No warlike trumpet heralds his
approach, nor is his course to be tracked by the groans of the wounded
and the dying. The means he employs are in perfect harmony with his
end. His weapons are argument and mild persuasion. It is the reason he
would conquer, not the body. He wins his way by conviction, not by
violence. It is a moral victory to which he aspires, more potent, and
happily more permanent, than that of the blood-stained conqueror. As he
thus calmly, and imperceptibly, as it were, comes to his great results, he
may remind us of the slow, insensible manner in which Nature works out
her great changes in the material world, that are to endure when the
ravages of the hurricane are passed away and forgotten.

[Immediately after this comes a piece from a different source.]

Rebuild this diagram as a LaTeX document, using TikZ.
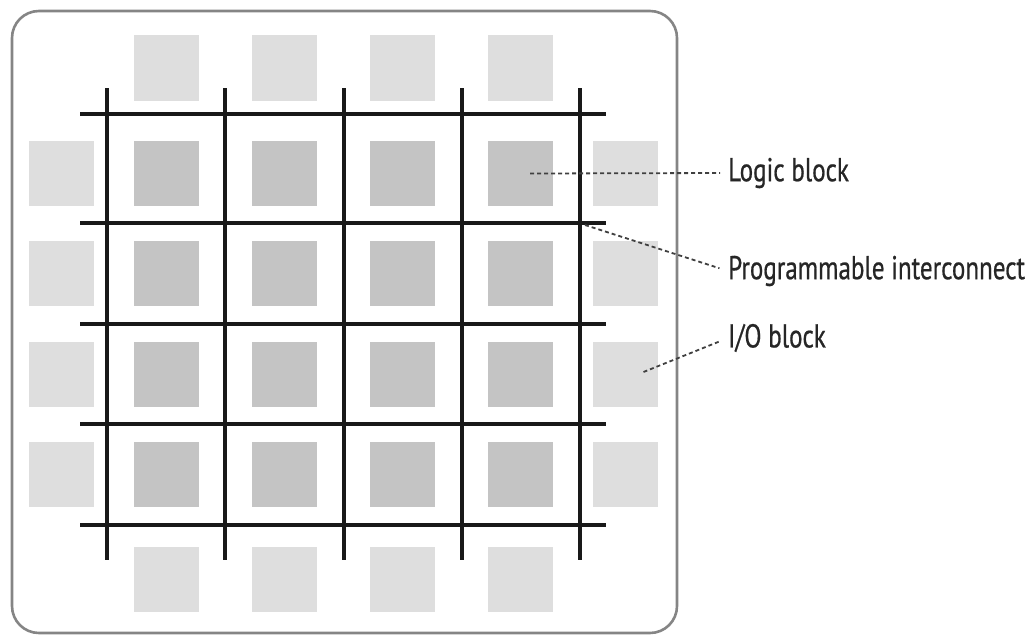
\documentclass[tikz,border=0pt]{standalone}
\usepackage{fontspec}
\newfontfamily\labelfont[FakeStretch=0.76,FakeBold=0.6]{PT Sans}
\usetikzlibrary{positioning}
\definecolor{logicgray}{HTML}{C4C4C4}
\definecolor{iogray}{HTML}{DEDEDE}
\definecolor{framegray}{HTML}{858585}

\begin{document}
\begin{tikzpicture}[x=1pt, y=-1pt,
  logic block/.style={fill=logicgray, minimum size=65pt, inner sep=0pt},
  io block/.style={fill=iogray, minimum size=65pt, inner sep=0pt},
  wire/.style={line width=3.4pt, black!90},
  leader/.style={dash pattern=on 4pt off 3pt, line width=1.8pt, black!75},
  callout/.style={font=\labelfont\fontsize{33}{35}\selectfont, anchor=west, inner sep=0pt, text=black!85}]
\useasboundingbox (0,0) rectangle (1032,634);
\draw[framegray, line width=2.6pt, rounded corners=27pt] (12,11) rectangle (677,633);

% logic blocks and I/O ring
\foreach \c [count=\j] in {166,284,402,520} {
  \foreach \r [count=\i] in {173.5,273.5,374,474.5}
    \node[logic block] (lb-\i-\j) at (\c,\r) {};
  \node[io block] (io-t-\j) at (\c,68) {};
  \node[io block] (io-b-\j) at (\c,579.5) {};
}
\foreach \r [count=\i] in {173.5,273.5,374,474.5} {
  \node[io block] (io-l-\i) at (61,\r) {};
  \node[io block] (io-r-\i) at (625.5,\r) {};
}

% routing grid
\foreach \x in {107,225,344,462,580}
  \draw[wire] (\x,88) -- (\x,560);
\foreach \y in {114,223,324,424,525}
  \draw[wire] (80,\y) -- (606,\y);

\node[callout] (logic) at (728,173) {Logic block};
\node[callout] (inter) at (728,271) {Programmable interconnect};
\node[callout] (io) at (728,338) {I/O block};

\coordinate (cross) at (585,225);
\coordinate (io-pt) at ([xshift=18pt,yshift=2pt]io-r-3.center);
\draw[leader, shorten >=8pt] ([xshift=10pt]lb-1-4.center) -- (logic.west);
\draw[leader, shorten >=9pt] (cross) -- (inter.west);
\draw[leader, shorten >=8pt] (io-pt) -- (io.west);
\end{tikzpicture}
\end{document}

With the mission of Gasca terminates the history of the Conquest of
Peru. The Conquest, indeed, strictly terminates with the suppression of
the Peruvian revolt, when the strength, if not the spirit, of the Inca race
was crushed for ever. The reader, however, might feel a natural curiosity
to follow to its close the fate of the remarkable family who achieved the
Conquest. Nor would the story of the invasion itself be complete without
some account of the civil wars which grew out of it; which serve,
moreover, as a moral commentary on preceding events, by showing that
the indulgence of fierce, unbridled passions is sure to recoil, sooner or
later, even in this life, on the heads of the guilty.